More than once in recent years I’ve responded to jobs listings (the first red flag) looking for experienced entertainment writers. Those are pretty much the only job listings I’ve ever heard back from. One scheduled a call to discuss an on-going gig. It was a reputable title, but I soon realized it was for their low-paying website, not the high-paying magazine of the same name.
Another flag went up when she said they required a minimum number of articles (no specified length) per month. When I asked about payment, she said they paid $250 per month, plus the “opportunity” to earn more based on how many views all of your stories rack up each month. She gushed about how one writer was earning $1,000/month.

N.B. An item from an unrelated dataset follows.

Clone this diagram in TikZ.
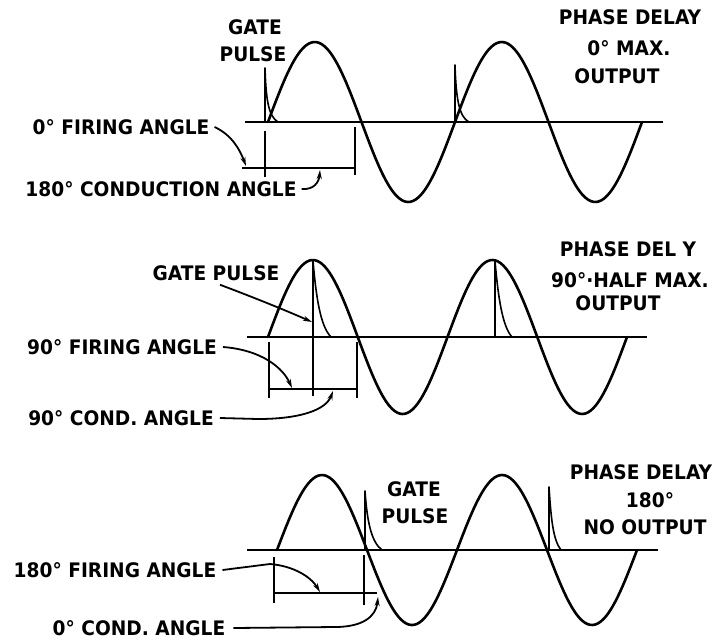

That’s when I told her I typically earn way more than $250 per article, so spending so much time each month for $250, even with the possibility of per-view bonuses, wouldn’t make sense for me. While their fee structure might work for new writers or people who want to gain some solid clips, it doesn’t work for me. She mentioned that some of their writers occasionally get to write for the print publication (she didn’t say which rate they were paid). I told her I’d rather sell one article per year to the print publication than 4 article per month to their website. She really listened to what I had to say, and I listened to her.
The entire exchange was civil, and I think we both learned something.
That does sound like a good conversation, Paula. Seems to me being civil sends a much stronger message than getting fluffed up and irritated. I hope she did learn something — quality demands more pay. Period.